Northern Nevada Medical Center recently debuted bariatric surgery, Perez said, and installed a da Vinci robot system for use in urologic, general and gynecologic surgeries.
Saint Mary’s has reinvested $60 million back into its health network and the community over the past three and a half years, Lidholm said. Newer additions include a sleep center, a women’s health center with midwife services and a wound care/limb salvage program.
Medical Education & Training
With two new medical schools—University of Nevada, Las Vegas School of Medicine (UNLV SOM) and Roseman University College of Medicine—slated to open in 2017, the state’s hospitals are re-establishing and forging new partnerships to offer residencies, fellowships and educational/training programs for physicians, nurses and other healthcare providers.
UMC will continue to host residents and fellows from the Reno’s School of Medicine until UNLV SOM opens, then it will switch to accommodating students from that neighboring school, Van Houweling said. Saint Rose Dominican plans to add 100 to 120 residency slots among its three hospitals, beginning in 12 to 18 months, Brannman said. Sunrise Children’s Hospital established a pediatric residency program in conjunction with UNSOM’s department of pediatrics, Sklamberg said. Both Sunrise facilities, which currently train 100 new graduate nurses per year, are looking to expand that program and add medical educational opportunities, too. In addition to its own internal specialty training programs, The Valley Health System is also developing a graduate medical education program, recruiting from UNSOM, Touro University Nevada and outside the state. It plans to take its first residents in July 2017 and grow the program to more than 300 participants.
Renown is expanding its residency program—this year expecting 58 residents in family medicine, internal medicine and psychiatry—and fellowships in hospital and palliative care as well as geriatrics. In January of next year, as the result of a new relationship, students of St. George’s University on Grenada, a Caribbean island, will begin rotating through Renown’s hospitals for training in their third or fourth years. Renown and UNSOM will debut a Master of Physician Assistant program in June 2017. Saint Mary’s is developing a family medicine residency program to start in fall 2018 and is working with the local community colleges to offer technology education programs, such as for imaging and operating room technologists, as soon as next year.
Governmental Factors
The State of Nevada wants to add a third Medicaid managed care plan in 2017 and this summer will issue a request for proposals for that. Whereas that would benefit the state, an adequate network of physicians, other providers and facilities is needed to service those patients, Sklamberg said, which currently isn’t the case.

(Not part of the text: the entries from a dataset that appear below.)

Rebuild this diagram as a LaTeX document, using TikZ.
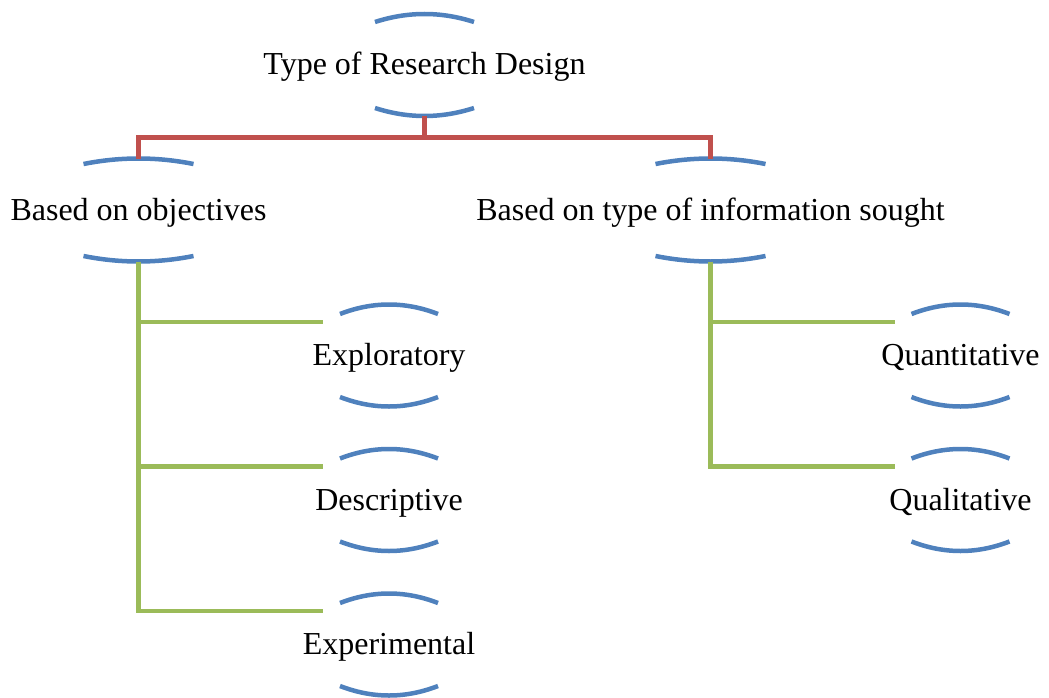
\documentclass[tikz,border=0pt]{standalone}
\usepackage{fontspec}
\setmainfont{Liberation Serif}
\usetikzlibrary{calc}

\definecolor{arcblue}{HTML}{4F81BD}
\definecolor{linkred}{HTML}{C0504D}
\definecolor{linkgreen}{HTML}{9BBB59}

% Caps-centred label: the node centre sits half a cap height above the baseline
\tikzset{
  lbl/.style={inner sep=0pt, text height=20pt, text depth=0pt, anchor=center,
              font=\fontsize{32}{38}\selectfont},
  arcline/.style={draw=arcblue, line width=4.5pt},
  redlink/.style={draw=linkred, line width=4.5pt},
  greenlink/.style={draw=linkgreen, line width=4.5pt},
}

% #1 node, #2 half width, #3 vertical offset of arc ends, #4 sag of the arcs
\newcommand\bracketarcs[4]{%
  \draw[arcline] ($(#1.center)+(-#2,{-#3})$)
    .. controls ($(#1.center)+({-#2/3},{-#3-4*#4/3})$) and ($(#1.center)+({#2/3},{-#3-4*#4/3})$)
    .. ($(#1.center)+(#2,{-#3})$);
  \draw[arcline] ($(#1.center)+(-#2,{#3})$)
    .. controls ($(#1.center)+({-#2/3},{#3+4*#4/3})$) and ($(#1.center)+({#2/3},{#3+4*#4/3})$)
    .. ($(#1.center)+(#2,{#3})$);
  \coordinate (#1-top) at ($(#1.center)+(0,{-#3-#4})$);
  \coordinate (#1-bot) at ($(#1.center)+(0,{#3+#4})$);
  \coordinate (#1-in) at ($(#1.center)+({-66},{-33.5})$);
}

\begin{document}
\begin{tikzpicture}[x=1pt, y=-1pt]
  \useasboundingbox (0,0) rectangle (1049,698);

  % labels
  \node[lbl] (root) at (424.5,65) {Type of Research Design};
  \node[lbl] (obj)  at (138.5,210) {Based on objectives};
  \node[lbl] (info) at (710.5,210) {Based on type of information sought};
  \node[lbl] (expl) at (389,355.5) {Exploratory};
  \node[lbl] (desc) at (389,500) {Descriptive};
  \node[lbl] (expe) at (389,644.5) {Experimental};
  \node[lbl] (quan) at (960.5,355.5) {Quantitative};
  \node[lbl] (qual) at (960.5,500) {Qualitative};

  % bracket arcs above and below each label
  \bracketarcs{root}{49.5}{43}{8}
  \bracketarcs{obj}{55}{46}{5.5}
  \bracketarcs{info}{55}{46}{5.5}
  \bracketarcs{expl}{49}{41.5}{9.5}
  \bracketarcs{desc}{49}{41.5}{9.5}
  \bracketarcs{expe}{49}{41.5}{9.5}
  \bracketarcs{quan}{49}{41.5}{9.5}
  \bracketarcs{qual}{49}{41.5}{9.5}

  % first level connectors
  \coordinate (bus) at (424.5,137.5);
  \draw[redlink] (root-bot) -- (bus) -| (obj-top);
  \draw[redlink] (bus) -| (info-top);

  % second level connectors
  \draw[greenlink] (obj-bot) |- (expl-in);
  \draw[greenlink] (obj-bot) |- (desc-in);
  \draw[greenlink] (obj-bot) |- (expe-in);
  \draw[greenlink] (info-bot) |- (quan-in);
  \draw[greenlink] (info-bot) |- (qual-in);
\end{tikzpicture}
\end{document}
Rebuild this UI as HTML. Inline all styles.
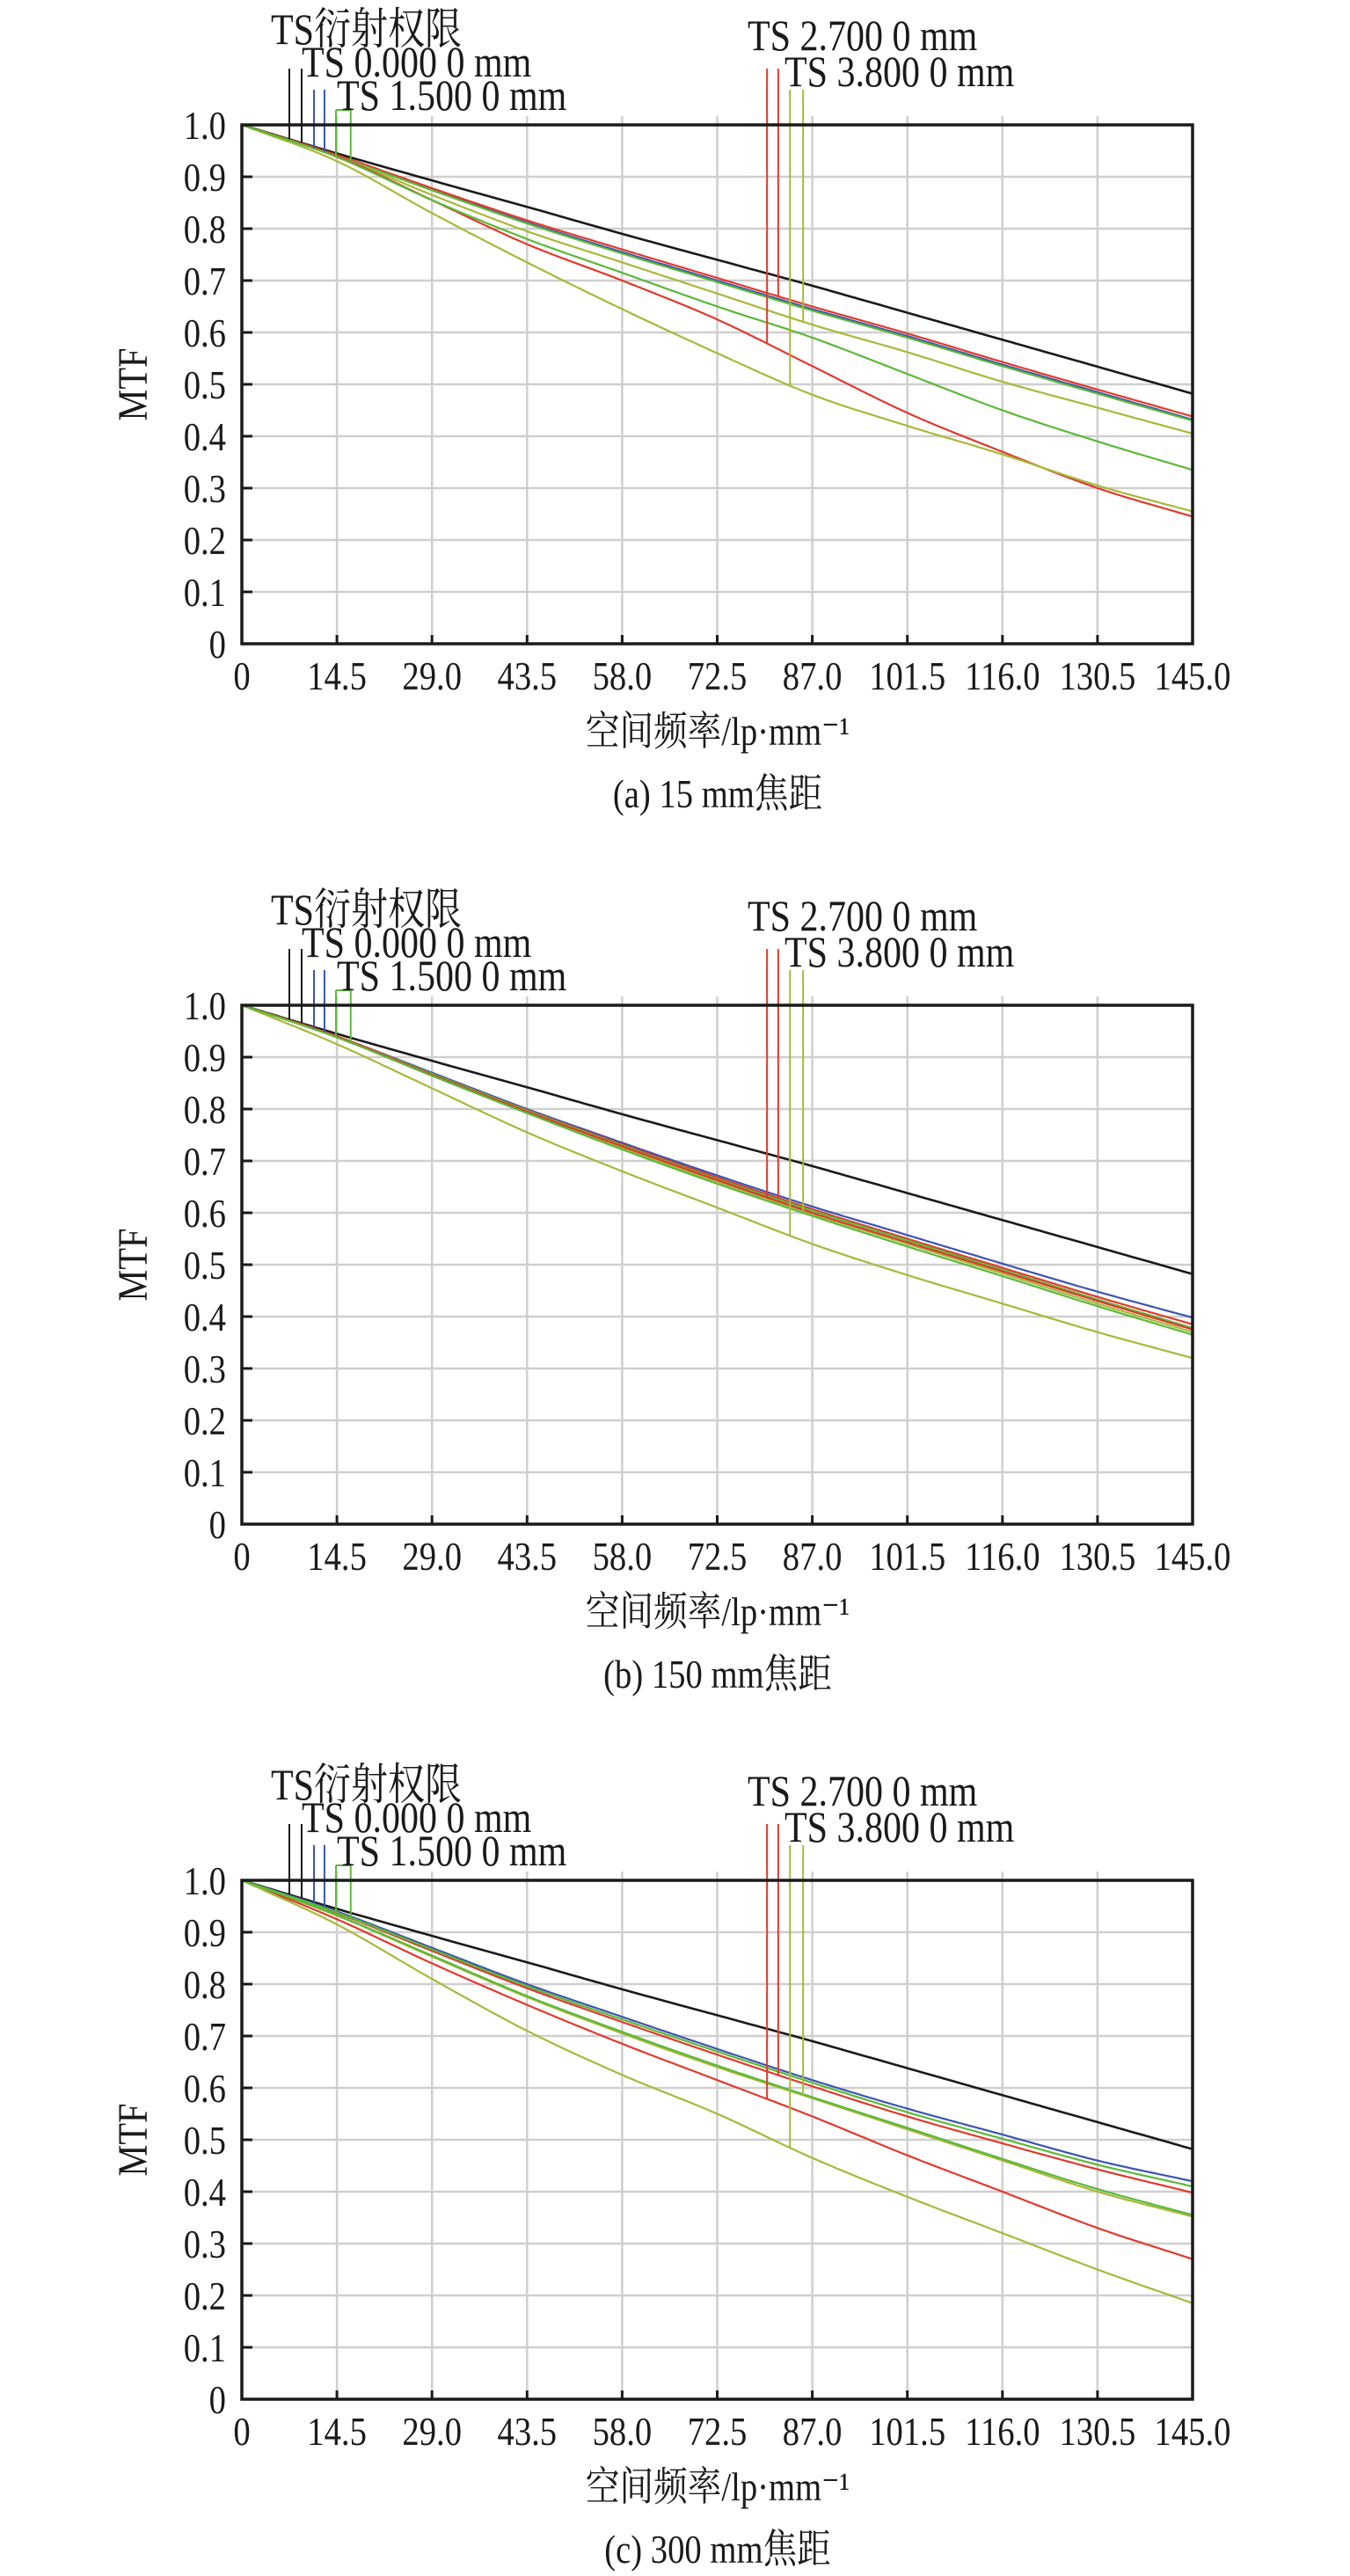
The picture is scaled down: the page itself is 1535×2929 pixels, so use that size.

Improving outcomes and facilitating ease of access to healthcare will remain center stage, Van Houweling said, and potentially could become mandated via legislation or other initiatives at some point.
Who wins the U.S. presidential election this year and the consequences for healthcare, specifically the ACA, remain a wild card. Will the ACA be repealed or otherwise modified? What would replace it? How hospitals prepare for these unknowns, Slonim said, is to “keep doing your work.”